• Objective: Copy the data that follows exactly. Include no pictures.

## begin

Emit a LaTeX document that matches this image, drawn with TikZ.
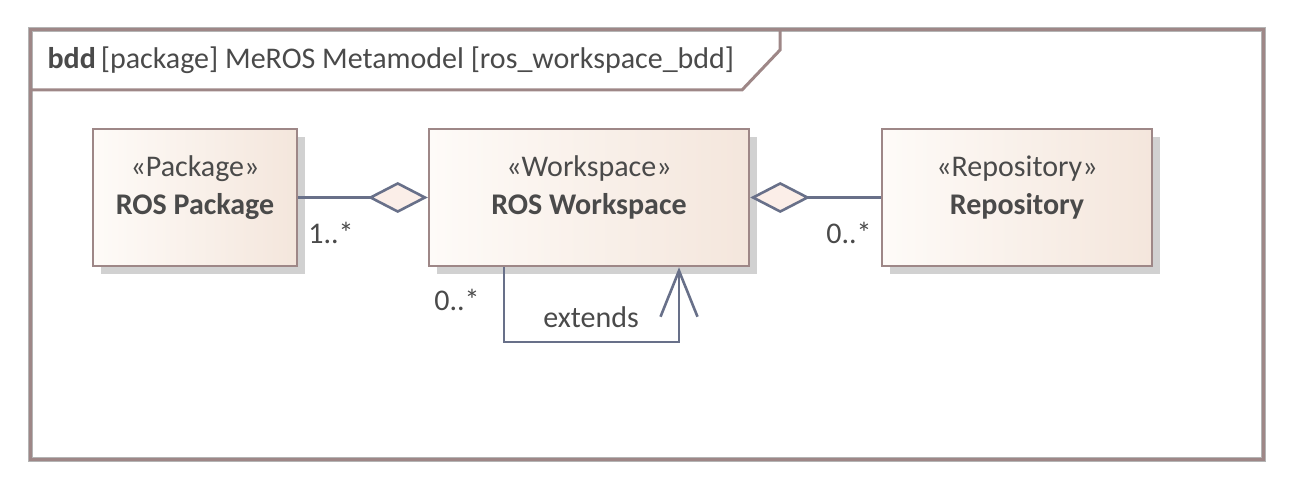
\documentclass[tikz,border=0pt]{standalone}
\usepackage{fontspec}
\setmainfont{Carlito}
\usetikzlibrary{arrows.meta,shadows}

\definecolor{framebrown}{HTML}{9E8787}
\definecolor{framegrey}{HTML}{B4B4B4}
\definecolor{linkgrey}{HTML}{687089}
\definecolor{boxleft}{HTML}{FEFBF8}
\definecolor{boxright}{HTML}{F4E6DC}
\definecolor{diafill}{HTML}{FBEEE8}
\definecolor{txtgrey}{HTML}{4A4A4A}
\newcommand{\boxpad}{\rule[-25pt]{0pt}{0pt}}

\begin{document}
\begin{tikzpicture}[x=1pt, y=-1pt, line join=miter,
  every node/.style={font=\fontsize{30}{38}\selectfont, text=txtgrey}]
 \tikzstyle{block}=[draw=framebrown, line width=2.5pt, left color=boxleft, right color=boxright,
   minimum height=137pt, inner sep=0pt, align=center,
   general shadow={fill=black!18, shadow xshift=8pt, shadow yshift=-8pt}]
 \tikzstyle{link}=[draw=linkgrey, line width=2.6pt]
 \tikzstyle{aggr}=[-{Diamond[length=60pt, width=31pt, fill=diafill, line width=2.6pt]}]

 \useasboundingbox (0,0) rectangle (1293,489);

 % diagram frame
 \draw[framegrey, line width=5pt] (30,30) rectangle (1263,459);
 \draw[framebrown, line width=3pt] (30,30) rectangle (1263,459);
 \draw[framebrown, line width=3pt] (30,90) -- (742,90) -- (780,50) -- (780,30);
 \node (title) at (44,60) [anchor=west] {\textbf{bdd}\,[package] MeROS Metamodel [ros\_workspace\_bdd]};

 \node (pkg) at (195,197.5) [block, minimum width=204pt] {«Package»\\\textbf{ROS Package}\boxpad};
 \node (ws) at (589,197.5) [block, minimum width=320pt] {«Workspace»\\\textbf{ROS Workspace}\boxpad};
 \node (repo) at (1017,197.5) [block, minimum width=270pt] {«Repository»\\\textbf{Repository}\boxpad};

 \coordinate (loopl) at (504,342);
 \coordinate (loopr) at (679,342);

 \node (pkgmult) at (331,233) {1..*};
 \node (repomult) at (849,233) {0..*};
 \node (wsmult) at (457,300) {0..*};
 \node (extlabel) at (591,317) {extends};

 \draw [link, aggr] (pkg.east) -- (ws.west);
 \draw [link, aggr] (repo.west) -- (ws.east);
 \draw [link, -{Straight Barb[length=46pt, width=37pt, line width=2.6pt]}]
   (ws.south -| loopl) -- (loopl) -- (loopr) -- (ws.south -| loopr);

\end{tikzpicture}
\end{document}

## end

• Exercise result:
Emit a LaTeX document that matches this image, drawn with TikZ.
\documentclass[tikz,border=0pt]{standalone}
\usepackage{fontspec}
\setmainfont{Carlito}
\usetikzlibrary{arrows.meta,shadows}

\definecolor{framebrown}{HTML}{9E8787}
\definecolor{framegrey}{HTML}{B4B4B4}
\definecolor{linkgrey}{HTML}{687089}
\definecolor{boxleft}{HTML}{FEFBF8}
\definecolor{boxright}{HTML}{F4E6DC}
\definecolor{diafill}{HTML}{FBEEE8}
\definecolor{txtgrey}{HTML}{4A4A4A}
\newcommand{\boxpad}{\rule[-25pt]{0pt}{0pt}}

\begin{document}
\begin{tikzpicture}[x=1pt, y=-1pt, line join=miter,
  every node/.style={font=\fontsize{30}{38}\selectfont, text=txtgrey}]
 \tikzstyle{block}=[draw=framebrown, line width=2.5pt, left color=boxleft, right color=boxright,
   minimum height=137pt, inner sep=0pt, align=center,
   general shadow={fill=black!18, shadow xshift=8pt, shadow yshift=-8pt}]
 \tikzstyle{link}=[draw=linkgrey, line width=2.6pt]
 \tikzstyle{aggr}=[-{Diamond[length=60pt, width=31pt, fill=diafill, line width=2.6pt]}]

 \useasboundingbox (0,0) rectangle (1293,489);

 % diagram frame
 \draw[framegrey, line width=5pt] (30,30) rectangle (1263,459);
 \draw[framebrown, line width=3pt] (30,30) rectangle (1263,459);
 \draw[framebrown, line width=3pt] (30,90) -- (742,90) -- (780,50) -- (780,30);
 \node (title) at (44,60) [anchor=west] {\textbf{bdd}\,[package] MeROS Metamodel [ros\_workspace\_bdd]};

 \node (pkg) at (195,197.5) [block, minimum width=204pt] {«Package»\\\textbf{ROS Package}\boxpad};
 \node (ws) at (589,197.5) [block, minimum width=320pt] {«Workspace»\\\textbf{ROS Workspace}\boxpad};
 \node (repo) at (1017,197.5) [block, minimum width=270pt] {«Repository»\\\textbf{Repository}\boxpad};

 \coordinate (loopl) at (504,342);
 \coordinate (loopr) at (679,342);

 \node (pkgmult) at (331,233) {1..*};
 \node (repomult) at (849,233) {0..*};
 \node (wsmult) at (457,300) {0..*};
 \node (extlabel) at (591,317) {extends};

 \draw [link, aggr] (pkg.east) -- (ws.west);
 \draw [link, aggr] (repo.west) -- (ws.east);
 \draw [link, -{Straight Barb[length=46pt, width=37pt, line width=2.6pt]}]
   (ws.south -| loopl) -- (loopl) -- (loopr) -- (ws.south -| loopr);

\end{tikzpicture}
\end{document}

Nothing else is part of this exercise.